Examples of on-chain metrics
We will now explore some of the most considered metrics, referring to Bitcoin specific case.
- Active Addresses: active addresses refers to the number of unique addresses that are transacting on the Bitcoin network. This metric can provide insight into the level of adoption and usage of the network. An increase in active addresses can suggest growing interest and participation, which may have a positive effect on the cryptocurrency price.
- Transaction Volume: transaction volume measures the total amount of Bitcoin that is being transacted on the network. This metric can provide insight into the level of demand for Bitcoin; an increase suggests gowing attention and use of Bitcoin, which may positively affect its price.
- Velocity: velocity is a metric that measures the rate at which Bitcoin is changing hands between users. It is calculated by dividing the total transaction volume on the Bitcoin network by the average amount of Bitcoin held by each user. A high velocity may indicate that Bitcoin is being used frequently and changing hands quickly, which is a positive sign for the network’s health and adoption. On the other hand, a low velocity may suggest that the cryptocurrency is being held more as a store of value rather than being used for transactions, which could potentially lead to decreased network activity and adoption.
- Hash Rate: hash rate refers to the computing power that is being used to secure the network. This metric provides insight into the overall health and security of the network; a higher hash rate suggests a more secure network.
- Miner revenue: miner revenue is the total amount of revenue earned by Bitcoin miners from mining rewards and transaction fees. When miner revenue is high, it may indicate there is significant demand for transaction processing on the network; on the other hand, if miner revenue is low, it may suggest that mining is becoming less profitable.
- Stock-to-Flow Ratio: the stock-to-flow ratio compares the total supply of Bitcoin (the stock) to the annual production rate (the flow). This ratio can provide insight into the scarcity of Bitcoin and its potential value. A higher stock-to-flow ratio suggests a more scarce asset, which may produce an increase on its price.
- MVRV Ratio: the MVRV ratio compares the market value of Bitcoin to its realized value. Realized value is an estimate of the cost basis of all outstanding Bitcoins. This metric indicates whether Bitcoin is currently overvalued or undervalued: an MVRV ratio above 1 suggests that Bitcoin is overvalued, while a ratio below 1 suggests that it is undervalued.
- Puell Multiple: the Puell Multiple compares in a ratio the current Bitcoin mining rewards to their historical average.
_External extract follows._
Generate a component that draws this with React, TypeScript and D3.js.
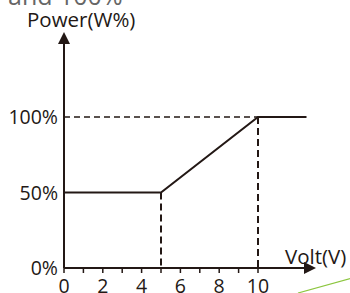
import React from "react";
import * as d3 from "d3";

const voltValues = [0, 5, 10, 12.5];
const powerValues = [50, 50, 100, 100];
const xTickValues = [0, 1, 2, 3, 4, 5, 6, 7, 8, 9, 10];
const xTickLabels = ["0", "2", "4", "6", "8", "10"];
const yTickValues = [0, 50, 100];
const yTickLabels = ["0%", "50%", "100%"];
const dashedVolts = [5, 10];

const W = 350;
const H = 293;
const INK = "#231815";
const FONT = "'Open Sans', 'Noto Sans', sans-serif";

export default function App() {
  const x = d3.scaleLinear().domain([0, 10]).range([64, 258]);
  const y = d3.scaleLinear().domain([0, 100]).range([268, 117]);
  const line = d3
    .line<number>()
    .x((_, i) => x(voltValues[i]))
    .y((d) => y(d));
  const path = line(powerValues) || "";

  return (
    <svg
      width={W}
      height={H}
      style={{ position: "absolute", left: 0, top: 0, background: "#fff" }}
    >
      <text x={8} y={5} fontFamily={FONT} fontSize={25} fill="#666">
        and 100%
      </text>
      <text x={27} y={27} fontFamily={FONT} fontSize={20.5} fill={INK}>
        Power(W%)
      </text>

      {/* dashed reference lines */}
      <line
        x1={x(0)}
        x2={x(10)}
        y1={y(100)}
        y2={y(100)}
        stroke={INK}
        strokeWidth={1.5}
        strokeDasharray="6,4"
      />
      {dashedVolts.map((v, i) => (
        <line
          key={v}
          x1={x(v)}
          x2={x(v)}
          y1={y(powerValues[i + 1])}
          y2={y(0)}
          stroke={INK}
          strokeWidth={2}
          strokeDasharray="7,4"
        />
      ))}

      {/* y axis */}
      <line x1={x(0)} x2={x(0)} y1={y(0)} y2={42} stroke={INK} strokeWidth={2} />
      <path
        d={`M${x(0)},32 L${x(0) - 6},44 L${x(0) + 6},44 Z`}
        fill={INK}
      />
      {yTickValues.map((v, i) => (
        <text
          key={v}
          x={58}
          y={y(v)}
          dy="0.36em"
          textAnchor="end"
          fontFamily={FONT}
          fontSize={19.5}
          fill={INK}
        >
          {yTickLabels[i]}
        </text>
      ))}

      {/* x axis */}
      <line x1={x(0)} x2={306} y1={y(0)} y2={y(0)} stroke={INK} strokeWidth={2} />
      <path
        d={`M316,${y(0)} L304,${y(0) - 6} L304,${y(0) + 6} Z`}
        fill={INK}
      />
      {xTickValues.map((v) => (
        <line
          key={v}
          x1={x(v)}
          x2={x(v)}
          y1={y(0)}
          y2={y(0) + 5}
          stroke={INK}
          strokeWidth={1.5}
        />
      ))}
      {xTickLabels.map((t) => (
        <text
          key={t}
          x={x(+t)}
          y={293}
          textAnchor="middle"
          fontFamily={FONT}
          fontSize={19.5}
          fill={INK}
        >
          {t}
        </text>
      ))}
      <text x={285} y={264} fontFamily={FONT} fontSize={20.5} fill={INK}>
        Volt(V)
      </text>

      {/* curve */}
      <path d={path} fill="none" stroke={INK} strokeWidth={2} />

      {/* stray green stroke */}
      <line x1={298} y1={293} x2={352} y2={278} stroke="#8cc63f" strokeWidth={1.2} />
    </svg>
  );
}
This metric can provide insight into whether Bitcoin miners are selling their rewards or holding onto them. An increase in the Puell Multiple suggests that miners are selling, which may put downward pressure on Bitcoin’s price.
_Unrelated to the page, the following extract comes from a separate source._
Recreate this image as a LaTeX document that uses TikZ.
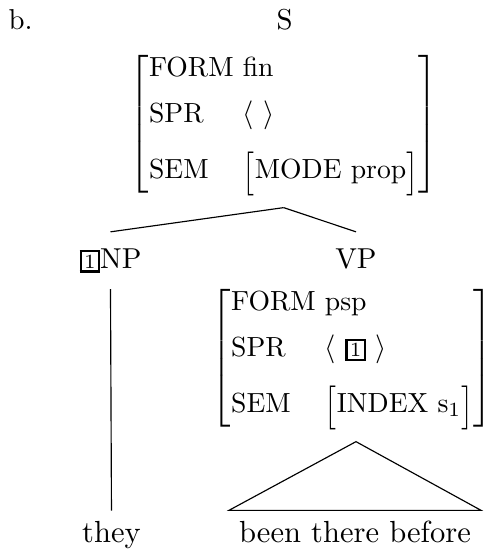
\documentclass[tikz,border=0pt]{standalone}
\usepackage{amsmath}
\usepackage{graphicx}
\usetikzlibrary{calc}
\newcommand{\tagbox}[1]{{\setlength{\fboxsep}{0.8pt}\setlength{\fboxrule}{0.8pt}\fbox{\scriptsize #1}}}
\newcommand{\tagone}{\tagbox{1}}
\newcommand{\ftr}[1]{\text{#1}}
\newcommand{\lbrk}{\mathopen{\raisebox{-1.5pt}{\scalebox{1}[1.27]{$\bigl[$}}}}
\newcommand{\rbrk}{\mathclose{\raisebox{-1.5pt}{\scalebox{1}[1.27]{$\bigr]$}}}}

\begin{document}
\begin{tikzpicture}[cat/.style={anchor=base,outer ysep=2.4pt},
  avm/.style={outer ysep=0.8pt,font=\fontsize{9.6}{11.5}\selectfont},
  leaf/.style={anchor=base,font=\fontsize{10.6}{13}\selectfont}]
  \useasboundingbox (-3.471,0.366) rectangle (2.458,-6.344);
  \node[anchor=base] (S) at (0,0) {S};
  \node[anchor=base west,inner sep=0pt] (ex) at ($(S.base)+(-3.373,0)$) {b.};
  \node[avm] (sAVM) at ($(S.base)+(-0.01,-1.153)$)
  {$\left[\begin{array}{@{}l@{\ }l@{}}
    \ftr{FORM} & \ftr{fin}\\[4.6pt]
    \ftr{SPR} & \langle\ \rangle\\[6.6pt]
    \ftr{SEM} & \lbrk\ftr{MODE prop}\rbrk
  \end{array}\right]$};
  \node[cat] (NP) at ($(S.base)+(-2.123,-2.904)$) {\tagone NP};
  \node[cat] (VP) at ($(S.base)+(0.872,-2.904)$) {VP};
  \node[avm] (vpAVM) at ($(VP.base)+(-0.045,-1.104)$)
  {$\left[\begin{array}{@{}l@{\ }l@{}}
    \ftr{FORM} & \ftr{psp}\\[4.6pt]
    \ftr{SPR} & \langle\ \tagone\ \rangle\\[6.6pt]
    \ftr{SEM} & \lbrk\ftr{INDEX s}_1\rbrk
  \end{array}\right]$};
  \node[leaf] (they) at ($(NP.base)+(0.012,-3.343)$) {they};
  \node[leaf] (bt) at ($(VP.base)+(-0.012,-3.343)$) {been there before};
  \path (sAVM.south) edge (NP.north);
  \path (sAVM.south) edge (VP.north);
  \path (NP.south) edge (they.north);
  \draw (vpAVM.south -| VP.base) -- (bt.north west) -- (bt.north east) -- cycle;
\end{tikzpicture}
\end{document}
It’s important to note that the metrics mentioned above are just a few of the many possible indicators that can be used to analyze Bitcoin’s performance. However, because the Bitcoin blockchain is transparent and all transactions are publicly recorded, anyone who is willing to analyze the data can gain valuable insights into the network’s health and activity.
Conclusion
To sum up, on-chain analysis is a useful tool for investors looking to gain a deeper understanding of the Bitcoin network’s health and activity. However, it’s important to note that on-chain analysis is just one “piece of the puzzle”; this analysis should be merged with other considerations and an outlook of the crypto market, considering macroeconomic factors and industry news, in this way Bitcoin market and its potential movements can be more understandable.